Exercise description
Transcribe the material word for word, but without the images.

======== Data provided ========

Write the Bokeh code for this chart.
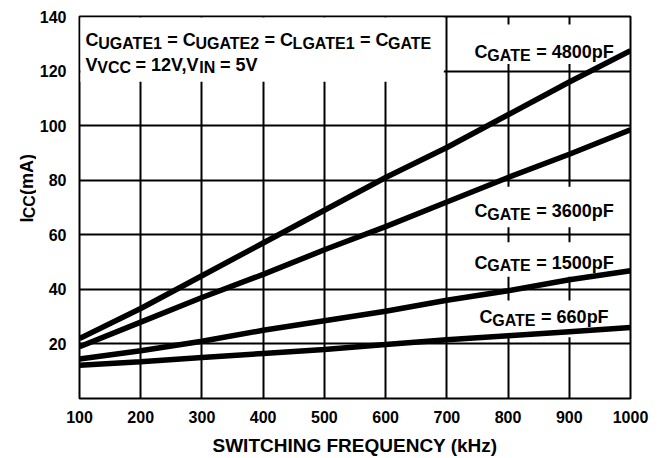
import math
from bokeh.plotting import figure
from bokeh.models import Range1d, Label
from bokeh.layouts import row
from bokeh.embed import file_html
from bokeh.resources import INLINE

# ---- data ----
freq = [100, 200, 300, 400, 500, 600, 700, 800, 900, 1000]
icc_4800 = [22, 33, 45, 57, 69, 81, 92, 104, 116, 127.5]
icc_3600 = [19, 28, 37, 45.5, 54.5, 63, 72, 81, 89.5, 98.5]
icc_1500 = [14.5, 17.5, 21, 25, 28.5, 32, 36, 39.5, 43.5, 46.8]
icc_660 = [12.2, 13.5, 15, 16.5, 18, 19.8, 21.5, 23, 24.5, 26]
x_ticks = [100, 200, 300, 400, 500, 600, 700, 800, 900, 1000]
y_ticks = [20, 40, 60, 80, 100, 120, 140]
x_title = "SWITCHING FREQUENCY (kHz)"

PAGE_W, PAGE_H = 661, 458
YL_W = 36                            # narrow strip that holds the y-axis title
FL, FR, FT, FB = 72, 630, 16, 402    # frame edges in page pixels
FONT = "Liberation Sans"
MAIN, SUB, SUB_DROP = 18, 16, 3

# Arial / Liberation Sans Bold advance widths (1/1000 em)
ADV = {" ": 278, "=": 584, "(": 333, ")": 333, ",": 278, "A": 722, "C": 722,
       "E": 667, "F": 611, "G": 778, "I": 278, "L": 611, "N": 722, "T": 611,
       "U": 722, "V": 667, "p": 611, "m": 889, "k": 556, "H": 722, "z": 500}


def adv(s, size):
    return sum(ADV.get(c, 556) for c in s) * size / 1000.0


W = PAGE_W - YL_W
p = figure(width=W, height=PAGE_H, title=None,
           x_range=Range1d(100, 1000), y_range=Range1d(0, 140),
           output_backend="svg", toolbar_location=None,
           min_border_left=FL - YL_W, min_border_right=PAGE_W - FR,
           min_border_top=FT, min_border_bottom=PAGE_H - FB)
p.background_fill_color = "white"
p.border_fill_color = "white"
p.outline_line_color = "black"
p.outline_line_width = 2

for ax, ticks, so in ((p.xaxis, x_ticks, 6), (p.yaxis, y_ticks, 7)):
    ax.ticker = ticks
    ax.axis_line_color = None
    ax.major_tick_line_color = None
    ax.minor_tick_line_color = None
    ax.major_label_text_font = FONT
    ax.major_label_text_font_style = "bold"
    ax.major_label_text_font_size = "16px"
    ax.major_label_text_color = "black"
    ax.major_label_standoff = so

p.xaxis.axis_label = x_title
p.xaxis.axis_label_text_font = FONT
p.xaxis.axis_label_text_font_style = "bold"
p.xaxis.axis_label_text_font_size = "19px"
p.xaxis.axis_label_text_color = "black"
p.xaxis.axis_label_standoff = 9

p.grid.grid_line_color = "black"
p.grid.grid_line_width = 2
p.grid.grid_line_alpha = 1


def dx(px):
    return 100 + (px - FL) / (FR - FL) * 900


def dy(py):
    return (FB - py) / (FB - FT) * 140


# white backgrounds behind the texts (they hide the grid)
boxes = [(73, 441, 17, 82), (455, 628, 24, 64), (455, 628, 188, 229),
         (455, 628, 244, 279), (462, 628, 303, 340)]
p.quad(left=[dx(b[0]) for b in boxes], right=[dx(b[1]) for b in boxes],
       top=[dy(b[2]) for b in boxes], bottom=[dy(b[3]) for b in boxes],
       fill_color="white", line_color=None)

for ys in (icc_4800, icc_3600, icc_1500, icc_660):
    p.line(freq, ys, line_color="black", line_width=5.5)


def label(fig, x, y, text, size, angle=0.0):
    fig.add_layout(Label(x=x, y=y, text=text, text_font=FONT,
                         text_font_style="bold", text_font_size=f"{size}px",
                         text_color="black", text_align="left",
                         text_baseline="alphabetic", angle=angle))


def run(x0, base, pieces):
    """pieces: (text, is_sub) laid out left to right in page pixels."""
    x = x0
    for text, sub in pieces:
        size = SUB if sub else MAIN
        lead = len(text) - len(text.lstrip(" "))
        x += adv(" " * lead, size)
        body = text.strip(" ")
        label(p, dx(x), dy(base + (SUB_DROP if sub else 0)), body, size)
        x += adv(body, size)


run(78, 40, [("C", False), ("UGATE1", True), (" = C", False), ("UGATE2", True),
             (" = C", False), ("LGATE1", True), (" = C", False), ("GATE", True)])
run(78, 65, [("V", False), ("VCC", True), (" = 12V,V", False), ("IN", True),
             (" = 5V", False)])
for (cx, base, val) in ((472, 52, " = 4800pF"), (472, 213, " = 3600pF"),
                        (472, 265, " = 1500pF"), (477, 320, " = 660pF")):
    run(cx, base, [("C", False), ("GATE", True), (val, False)])

# y-axis title in its own strip (page pixels, y downward)
yl = figure(width=YL_W, height=PAGE_H, title=None,
            x_range=Range1d(0, YL_W), y_range=Range1d(PAGE_H, 0),
            output_backend="svg", toolbar_location=None, min_border=0)
yl.axis.visible = False
yl.grid.visible = False
yl.outline_line_color = None
yl.background_fill_color = "white"
yl.border_fill_color = "white"
y = 247.0
for text, sub in (("I", False), ("CC", True), (" (mA)", False)):
    size = SUB if sub else MAIN
    lead = len(text) - len(text.lstrip(" "))
    y -= adv(" " * lead, size)
    body = text.strip(" ")
    label(yl, 26 + (SUB_DROP if sub else 0), y, body, size, math.pi / 2)
    y -= adv(body, size)

layout = row(yl, p, spacing=0)
open("out.html", "w").write(file_html(layout, INLINE))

========

Response to this exercise
Write the Bokeh code for this chart.
import math
from bokeh.plotting import figure
from bokeh.models import Range1d, Label
from bokeh.layouts import row
from bokeh.embed import file_html
from bokeh.resources import INLINE

# ---- data ----
freq = [100, 200, 300, 400, 500, 600, 700, 800, 900, 1000]
icc_4800 = [22, 33, 45, 57, 69, 81, 92, 104, 116, 127.5]
icc_3600 = [19, 28, 37, 45.5, 54.5, 63, 72, 81, 89.5, 98.5]
icc_1500 = [14.5, 17.5, 21, 25, 28.5, 32, 36, 39.5, 43.5, 46.8]
icc_660 = [12.2, 13.5, 15, 16.5, 18, 19.8, 21.5, 23, 24.5, 26]
x_ticks = [100, 200, 300, 400, 500, 600, 700, 800, 900, 1000]
y_ticks = [20, 40, 60, 80, 100, 120, 140]
x_title = "SWITCHING FREQUENCY (kHz)"

PAGE_W, PAGE_H = 661, 458
YL_W = 36                            # narrow strip that holds the y-axis title
FL, FR, FT, FB = 72, 630, 16, 402    # frame edges in page pixels
FONT = "Liberation Sans"
MAIN, SUB, SUB_DROP = 18, 16, 3

# Arial / Liberation Sans Bold advance widths (1/1000 em)
ADV = {" ": 278, "=": 584, "(": 333, ")": 333, ",": 278, "A": 722, "C": 722,
       "E": 667, "F": 611, "G": 778, "I": 278, "L": 611, "N": 722, "T": 611,
       "U": 722, "V": 667, "p": 611, "m": 889, "k": 556, "H": 722, "z": 500}


def adv(s, size):
    return sum(ADV.get(c, 556) for c in s) * size / 1000.0


W = PAGE_W - YL_W
p = figure(width=W, height=PAGE_H, title=None,
           x_range=Range1d(100, 1000), y_range=Range1d(0, 140),
           output_backend="svg", toolbar_location=None,
           min_border_left=FL - YL_W, min_border_right=PAGE_W - FR,
           min_border_top=FT, min_border_bottom=PAGE_H - FB)
p.background_fill_color = "white"
p.border_fill_color = "white"
p.outline_line_color = "black"
p.outline_line_width = 2

for ax, ticks, so in ((p.xaxis, x_ticks, 6), (p.yaxis, y_ticks, 7)):
    ax.ticker = ticks
    ax.axis_line_color = None
    ax.major_tick_line_color = None
    ax.minor_tick_line_color = None
    ax.major_label_text_font = FONT
    ax.major_label_text_font_style = "bold"
    ax.major_label_text_font_size = "16px"
    ax.major_label_text_color = "black"
    ax.major_label_standoff = so

p.xaxis.axis_label = x_title
p.xaxis.axis_label_text_font = FONT
p.xaxis.axis_label_text_font_style = "bold"
p.xaxis.axis_label_text_font_size = "19px"
p.xaxis.axis_label_text_color = "black"
p.xaxis.axis_label_standoff = 9

p.grid.grid_line_color = "black"
p.grid.grid_line_width = 2
p.grid.grid_line_alpha = 1


def dx(px):
    return 100 + (px - FL) / (FR - FL) * 900


def dy(py):
    return (FB - py) / (FB - FT) * 140


# white backgrounds behind the texts (they hide the grid)
boxes = [(73, 441, 17, 82), (455, 628, 24, 64), (455, 628, 188, 229),
         (455, 628, 244, 279), (462, 628, 303, 340)]
p.quad(left=[dx(b[0]) for b in boxes], right=[dx(b[1]) for b in boxes],
       top=[dy(b[2]) for b in boxes], bottom=[dy(b[3]) for b in boxes],
       fill_color="white", line_color=None)

for ys in (icc_4800, icc_3600, icc_1500, icc_660):
    p.line(freq, ys, line_color="black", line_width=5.5)


def label(fig, x, y, text, size, angle=0.0):
    fig.add_layout(Label(x=x, y=y, text=text, text_font=FONT,
                         text_font_style="bold", text_font_size=f"{size}px",
                         text_color="black", text_align="left",
                         text_baseline="alphabetic", angle=angle))


def run(x0, base, pieces):
    """pieces: (text, is_sub) laid out left to right in page pixels."""
    x = x0
    for text, sub in pieces:
        size = SUB if sub else MAIN
        lead = len(text) - len(text.lstrip(" "))
        x += adv(" " * lead, size)
        body = text.strip(" ")
        label(p, dx(x), dy(base + (SUB_DROP if sub else 0)), body, size)
        x += adv(body, size)


run(78, 40, [("C", False), ("UGATE1", True), (" = C", False), ("UGATE2", True),
             (" = C", False), ("LGATE1", True), (" = C", False), ("GATE", True)])
run(78, 65, [("V", False), ("VCC", True), (" = 12V,V", False), ("IN", True),
             (" = 5V", False)])
for (cx, base, val) in ((472, 52, " = 4800pF"), (472, 213, " = 3600pF"),
                        (472, 265, " = 1500pF"), (477, 320, " = 660pF")):
    run(cx, base, [("C", False), ("GATE", True), (val, False)])

# y-axis title in its own strip (page pixels, y downward)
yl = figure(width=YL_W, height=PAGE_H, title=None,
            x_range=Range1d(0, YL_W), y_range=Range1d(PAGE_H, 0),
            output_backend="svg", toolbar_location=None, min_border=0)
yl.axis.visible = False
yl.grid.visible = False
yl.outline_line_color = None
yl.background_fill_color = "white"
yl.border_fill_color = "white"
y = 247.0
for text, sub in (("I", False), ("CC", True), (" (mA)", False)):
    size = SUB if sub else MAIN
    lead = len(text) - len(text.lstrip(" "))
    y -= adv(" " * lead, size)
    body = text.strip(" ")
    label(yl, 26 + (SUB_DROP if sub else 0), y, body, size, math.pi / 2)
    y -= adv(body, size)

layout = row(yl, p, spacing=0)
open("out.html", "w").write(file_html(layout, INLINE))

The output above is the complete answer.